The UK will leave the EU on the 29th March 2019, and a survey undertaken by the British Chambers of Commerce and Bibby Financial Services indicates that 62% of UK firms have yet to formulate any impact risk assessment.
Small businesses in particular appear to be unprepared, with 69% saying that they have made no Brexit plans. This may be down to a misunderstanding that only large companies and businesses that undertake trade overseas will be affected.
And small firms are unlikely even to have the capacity to make plans for all the possible outcomes.
In the event of a no-deal Brexit, 21% of the 2530 businesses surveyed say they will reduce investment, and 20% indicate they would re-locate part of their business to the European Union. 18% foresee recruitment being cut.
One of the few certainties is that Brexit will significantly affect recruitment. After 29th March all EU nationals who reside in the UK, or who wish to enter it, must register for ‘settled status’ if they are to work and live in the UK.
Looking further ahead, from 21st July 2021 EU citizens and any family who live with them must have UK immigration status to work in the UK legally. Many UK businesses are reliant on the skills of EU residents, and the pool of available talent will be significantly reduced. Recruitment firms will need to work hard to make the UK an attractive proposal for overseas jobhunters.
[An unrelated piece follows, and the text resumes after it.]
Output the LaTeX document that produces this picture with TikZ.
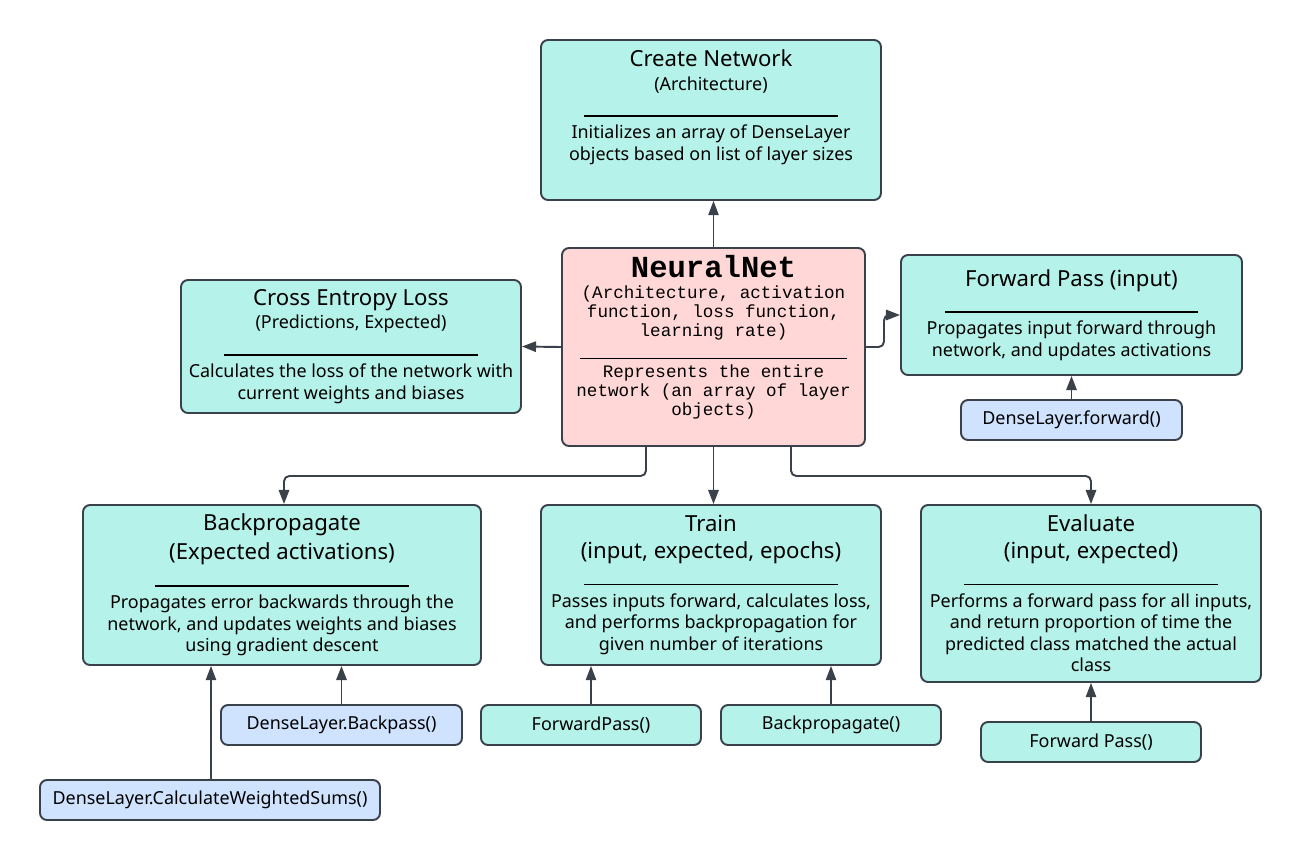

With the Big Day now looming within a matter of months, the BCC has also found that continued confusion has led to some businesses waiting for clarity before they make any plans. The long list of things that need to be addressed, such as contract re-drawing, supply chain scrutiny and multiple contingency plans, may have led some to simply procrastinate about preparations.
Others appear – incorrectly – to believe that Brexit will not affect them at all. UK businesses that do not have direct deals with EU firms may still find that their supply chains are affected, or that protection of their intellectual property is invalidated.
The government is still maintaining that a no-deal scenario is unlikely. At a press conference at the end of the recent Salzburg EU summit, President of the European Commission Jean-Claude Juncker’s quip “Don’t worry, be happy, don’t worry” is unlikely to reassure UK business analysts. Their advice is to plan for all eventualities – and to start right now.